>> BEGIN
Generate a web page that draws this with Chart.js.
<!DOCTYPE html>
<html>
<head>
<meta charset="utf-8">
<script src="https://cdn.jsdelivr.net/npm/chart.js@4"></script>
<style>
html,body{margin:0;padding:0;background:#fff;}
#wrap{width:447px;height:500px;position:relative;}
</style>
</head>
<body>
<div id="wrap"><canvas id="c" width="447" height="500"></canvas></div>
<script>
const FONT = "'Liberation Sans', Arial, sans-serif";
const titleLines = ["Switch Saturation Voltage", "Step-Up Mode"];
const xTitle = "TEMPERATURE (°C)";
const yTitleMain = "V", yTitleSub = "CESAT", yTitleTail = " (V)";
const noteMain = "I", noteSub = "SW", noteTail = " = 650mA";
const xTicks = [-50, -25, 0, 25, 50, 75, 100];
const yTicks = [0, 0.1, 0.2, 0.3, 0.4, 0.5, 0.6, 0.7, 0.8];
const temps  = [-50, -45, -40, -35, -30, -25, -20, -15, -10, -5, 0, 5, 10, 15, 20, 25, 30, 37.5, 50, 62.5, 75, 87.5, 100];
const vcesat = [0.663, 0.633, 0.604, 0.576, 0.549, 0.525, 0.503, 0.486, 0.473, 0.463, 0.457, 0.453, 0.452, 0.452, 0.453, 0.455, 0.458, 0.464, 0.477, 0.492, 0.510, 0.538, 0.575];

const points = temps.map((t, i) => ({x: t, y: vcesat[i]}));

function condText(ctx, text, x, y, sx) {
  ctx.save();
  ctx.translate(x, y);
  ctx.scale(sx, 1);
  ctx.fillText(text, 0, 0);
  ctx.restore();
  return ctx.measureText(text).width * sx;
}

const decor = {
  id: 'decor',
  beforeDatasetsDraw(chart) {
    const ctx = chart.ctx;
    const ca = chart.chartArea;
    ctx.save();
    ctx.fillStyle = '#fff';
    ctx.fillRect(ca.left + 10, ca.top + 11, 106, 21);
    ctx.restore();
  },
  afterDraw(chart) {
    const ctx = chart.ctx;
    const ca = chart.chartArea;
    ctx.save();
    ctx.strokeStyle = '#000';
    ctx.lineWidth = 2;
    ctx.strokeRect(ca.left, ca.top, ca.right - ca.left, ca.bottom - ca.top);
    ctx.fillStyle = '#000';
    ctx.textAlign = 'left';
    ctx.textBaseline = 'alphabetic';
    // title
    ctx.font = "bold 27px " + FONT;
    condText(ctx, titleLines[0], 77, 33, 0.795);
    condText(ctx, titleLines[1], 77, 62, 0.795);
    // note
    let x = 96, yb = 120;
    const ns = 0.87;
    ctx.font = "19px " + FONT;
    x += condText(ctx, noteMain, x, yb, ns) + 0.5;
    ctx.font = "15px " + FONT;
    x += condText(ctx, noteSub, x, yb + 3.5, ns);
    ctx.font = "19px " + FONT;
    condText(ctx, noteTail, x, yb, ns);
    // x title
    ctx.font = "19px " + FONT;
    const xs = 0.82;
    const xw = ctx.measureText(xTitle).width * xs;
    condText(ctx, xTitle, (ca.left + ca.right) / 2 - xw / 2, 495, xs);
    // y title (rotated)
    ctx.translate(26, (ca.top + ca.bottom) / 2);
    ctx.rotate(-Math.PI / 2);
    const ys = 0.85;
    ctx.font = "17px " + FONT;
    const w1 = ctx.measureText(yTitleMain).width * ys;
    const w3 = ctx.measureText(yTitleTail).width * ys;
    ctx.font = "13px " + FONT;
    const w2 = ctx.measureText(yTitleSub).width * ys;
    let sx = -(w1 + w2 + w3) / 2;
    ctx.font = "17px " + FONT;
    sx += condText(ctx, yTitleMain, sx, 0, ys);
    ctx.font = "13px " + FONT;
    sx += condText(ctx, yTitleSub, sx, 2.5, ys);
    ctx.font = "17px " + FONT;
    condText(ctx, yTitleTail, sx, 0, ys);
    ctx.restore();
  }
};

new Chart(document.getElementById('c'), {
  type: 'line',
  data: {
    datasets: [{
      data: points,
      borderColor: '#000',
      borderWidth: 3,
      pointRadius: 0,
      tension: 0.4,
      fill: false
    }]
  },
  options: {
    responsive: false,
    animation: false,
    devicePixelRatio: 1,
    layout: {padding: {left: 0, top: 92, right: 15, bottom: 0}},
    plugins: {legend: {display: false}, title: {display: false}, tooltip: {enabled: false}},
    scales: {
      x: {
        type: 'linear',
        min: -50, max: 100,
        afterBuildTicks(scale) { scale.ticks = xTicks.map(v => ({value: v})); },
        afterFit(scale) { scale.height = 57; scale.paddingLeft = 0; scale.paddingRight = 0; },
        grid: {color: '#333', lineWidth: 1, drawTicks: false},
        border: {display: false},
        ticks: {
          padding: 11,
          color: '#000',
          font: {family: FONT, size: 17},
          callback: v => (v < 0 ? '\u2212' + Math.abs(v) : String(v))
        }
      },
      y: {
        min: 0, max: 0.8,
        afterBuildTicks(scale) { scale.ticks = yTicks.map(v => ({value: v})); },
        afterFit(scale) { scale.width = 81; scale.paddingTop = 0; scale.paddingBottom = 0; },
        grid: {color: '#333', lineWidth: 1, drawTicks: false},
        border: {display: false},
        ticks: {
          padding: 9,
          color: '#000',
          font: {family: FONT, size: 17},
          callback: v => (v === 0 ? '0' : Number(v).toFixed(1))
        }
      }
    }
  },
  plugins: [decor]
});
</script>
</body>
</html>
>> END
>> BEGIN
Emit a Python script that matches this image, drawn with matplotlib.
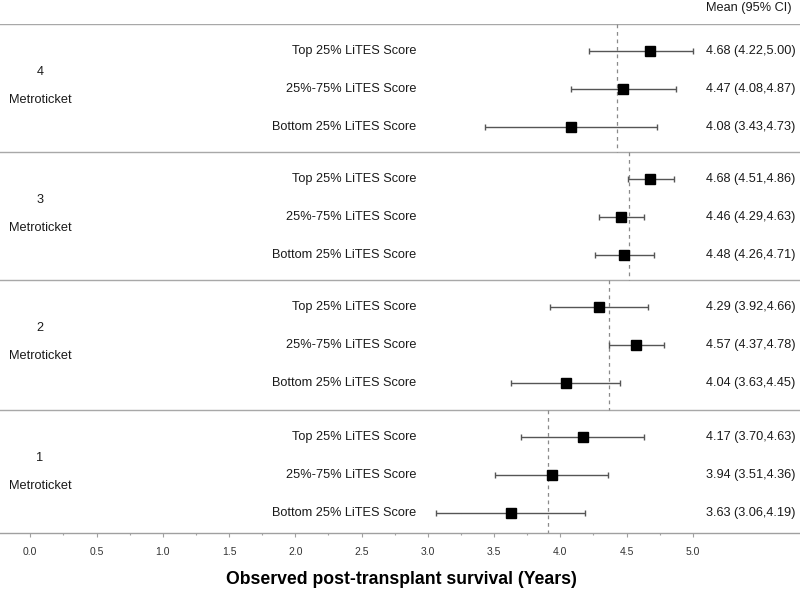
>> END
Extract verbatim only those lines that run from the line with "Generate a web" to the line with "const points = temps.map((t, i)", inclusive.

Generate a web page that draws this with Chart.js.
<!DOCTYPE html>
<html>
<head>
<meta charset="utf-8">
<script src="https://cdn.jsdelivr.net/npm/chart.js@4"></script>
<style>
html,body{margin:0;padding:0;background:#fff;}
#wrap{width:447px;height:500px;position:relative;}
</style>
</head>
<body>
<div id="wrap"><canvas id="c" width="447" height="500"></canvas></div>
<script>
const FONT = "'Liberation Sans', Arial, sans-serif";
const titleLines = ["Switch Saturation Voltage", "Step-Up Mode"];
const xTitle = "TEMPERATURE (°C)";
const yTitleMain = "V", yTitleSub = "CESAT", yTitleTail = " (V)";
const noteMain = "I", noteSub = "SW", noteTail = " = 650mA";
const xTicks = [-50, -25, 0, 25, 50, 75, 100];
const yTicks = [0, 0.1, 0.2, 0.3, 0.4, 0.5, 0.6, 0.7, 0.8];
const temps  = [-50, -45, -40, -35, -30, -25, -20, -15, -10, -5, 0, 5, 10, 15, 20, 25, 30, 37.5, 50, 62.5, 75, 87.5, 100];
const vcesat = [0.663, 0.633, 0.604, 0.576, 0.549, 0.525, 0.503, 0.486, 0.473, 0.463, 0.457, 0.453, 0.452, 0.452, 0.453, 0.455, 0.458, 0.464, 0.477, 0.492, 0.510, 0.538, 0.575];

const points = temps.map((t, i) => ({x: t, y: vcesat[i]}));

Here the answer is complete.